■ Exercise description ■
Set down the data below from its first line to the line holding "import * as echarts from 'echarts';", inclusive; omit all pictures.

■ Supplied data ■
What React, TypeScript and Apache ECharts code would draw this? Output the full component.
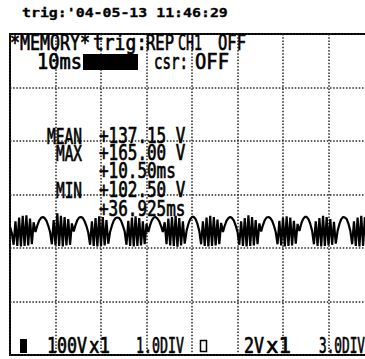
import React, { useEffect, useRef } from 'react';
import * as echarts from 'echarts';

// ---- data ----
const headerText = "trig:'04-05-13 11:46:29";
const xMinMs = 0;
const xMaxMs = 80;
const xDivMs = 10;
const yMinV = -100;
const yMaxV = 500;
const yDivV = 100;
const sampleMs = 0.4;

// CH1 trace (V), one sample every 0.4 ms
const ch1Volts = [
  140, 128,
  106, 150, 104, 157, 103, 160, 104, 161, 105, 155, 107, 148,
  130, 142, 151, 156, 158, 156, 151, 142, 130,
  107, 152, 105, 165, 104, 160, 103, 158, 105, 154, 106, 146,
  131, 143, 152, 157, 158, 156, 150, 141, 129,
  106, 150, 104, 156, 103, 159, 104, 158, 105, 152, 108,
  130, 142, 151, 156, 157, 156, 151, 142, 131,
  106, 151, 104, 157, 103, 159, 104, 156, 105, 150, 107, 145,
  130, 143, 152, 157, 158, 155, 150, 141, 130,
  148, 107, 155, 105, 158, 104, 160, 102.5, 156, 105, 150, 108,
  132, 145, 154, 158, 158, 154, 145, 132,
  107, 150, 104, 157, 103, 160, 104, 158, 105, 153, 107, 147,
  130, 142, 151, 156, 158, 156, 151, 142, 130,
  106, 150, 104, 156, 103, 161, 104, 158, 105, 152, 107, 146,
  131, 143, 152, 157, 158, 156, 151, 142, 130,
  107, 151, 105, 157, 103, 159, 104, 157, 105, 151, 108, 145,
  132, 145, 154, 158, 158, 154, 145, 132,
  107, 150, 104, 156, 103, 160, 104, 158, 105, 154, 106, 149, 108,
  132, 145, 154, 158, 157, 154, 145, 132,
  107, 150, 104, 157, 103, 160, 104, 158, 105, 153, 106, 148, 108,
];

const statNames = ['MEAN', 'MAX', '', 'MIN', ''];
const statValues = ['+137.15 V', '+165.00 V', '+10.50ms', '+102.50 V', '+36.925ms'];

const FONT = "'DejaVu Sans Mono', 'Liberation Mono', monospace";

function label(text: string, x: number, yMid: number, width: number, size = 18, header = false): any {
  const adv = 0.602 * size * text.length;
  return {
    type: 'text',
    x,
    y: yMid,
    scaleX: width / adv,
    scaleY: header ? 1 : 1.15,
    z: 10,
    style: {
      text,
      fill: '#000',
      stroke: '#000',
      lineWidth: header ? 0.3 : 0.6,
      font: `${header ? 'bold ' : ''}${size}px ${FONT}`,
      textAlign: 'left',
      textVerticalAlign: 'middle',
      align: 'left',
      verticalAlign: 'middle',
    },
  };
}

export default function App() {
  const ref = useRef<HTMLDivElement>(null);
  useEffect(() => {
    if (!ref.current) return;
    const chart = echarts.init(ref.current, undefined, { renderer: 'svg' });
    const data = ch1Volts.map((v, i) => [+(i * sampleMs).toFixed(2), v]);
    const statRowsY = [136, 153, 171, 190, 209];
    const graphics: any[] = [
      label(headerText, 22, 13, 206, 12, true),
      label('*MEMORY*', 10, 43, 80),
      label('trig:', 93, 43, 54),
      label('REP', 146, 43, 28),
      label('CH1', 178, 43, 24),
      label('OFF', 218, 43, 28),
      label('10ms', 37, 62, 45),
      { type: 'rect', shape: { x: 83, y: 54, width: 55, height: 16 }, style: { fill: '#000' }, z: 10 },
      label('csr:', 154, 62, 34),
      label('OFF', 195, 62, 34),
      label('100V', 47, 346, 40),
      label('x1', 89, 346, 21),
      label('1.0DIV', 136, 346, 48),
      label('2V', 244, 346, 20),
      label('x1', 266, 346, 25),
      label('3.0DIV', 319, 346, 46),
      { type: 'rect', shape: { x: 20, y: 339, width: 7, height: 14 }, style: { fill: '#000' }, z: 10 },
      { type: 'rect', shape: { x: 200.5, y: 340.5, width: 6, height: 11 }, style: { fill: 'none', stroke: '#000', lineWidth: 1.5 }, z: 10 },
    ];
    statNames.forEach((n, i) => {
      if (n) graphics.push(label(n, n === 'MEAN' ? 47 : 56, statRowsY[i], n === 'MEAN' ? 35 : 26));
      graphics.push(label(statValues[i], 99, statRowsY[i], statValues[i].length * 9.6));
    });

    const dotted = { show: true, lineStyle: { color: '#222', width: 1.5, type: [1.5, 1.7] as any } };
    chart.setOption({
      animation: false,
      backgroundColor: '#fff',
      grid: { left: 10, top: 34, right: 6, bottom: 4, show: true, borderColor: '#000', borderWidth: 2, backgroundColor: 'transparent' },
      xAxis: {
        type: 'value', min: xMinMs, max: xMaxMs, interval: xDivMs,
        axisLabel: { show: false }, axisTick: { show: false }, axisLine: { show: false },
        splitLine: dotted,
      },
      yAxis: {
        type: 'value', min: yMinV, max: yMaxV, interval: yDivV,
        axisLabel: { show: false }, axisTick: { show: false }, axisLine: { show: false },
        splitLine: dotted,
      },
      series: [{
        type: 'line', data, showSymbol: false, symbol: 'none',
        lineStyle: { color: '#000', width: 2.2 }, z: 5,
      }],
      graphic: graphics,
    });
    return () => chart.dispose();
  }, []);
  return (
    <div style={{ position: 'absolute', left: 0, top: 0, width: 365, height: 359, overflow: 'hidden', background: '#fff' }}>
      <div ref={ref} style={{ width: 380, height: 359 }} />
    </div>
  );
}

■ Task result ■
What React, TypeScript and Apache ECharts code would draw this? Output the full component.
import React, { useEffect, useRef } from 'react';
import * as echarts from 'echarts';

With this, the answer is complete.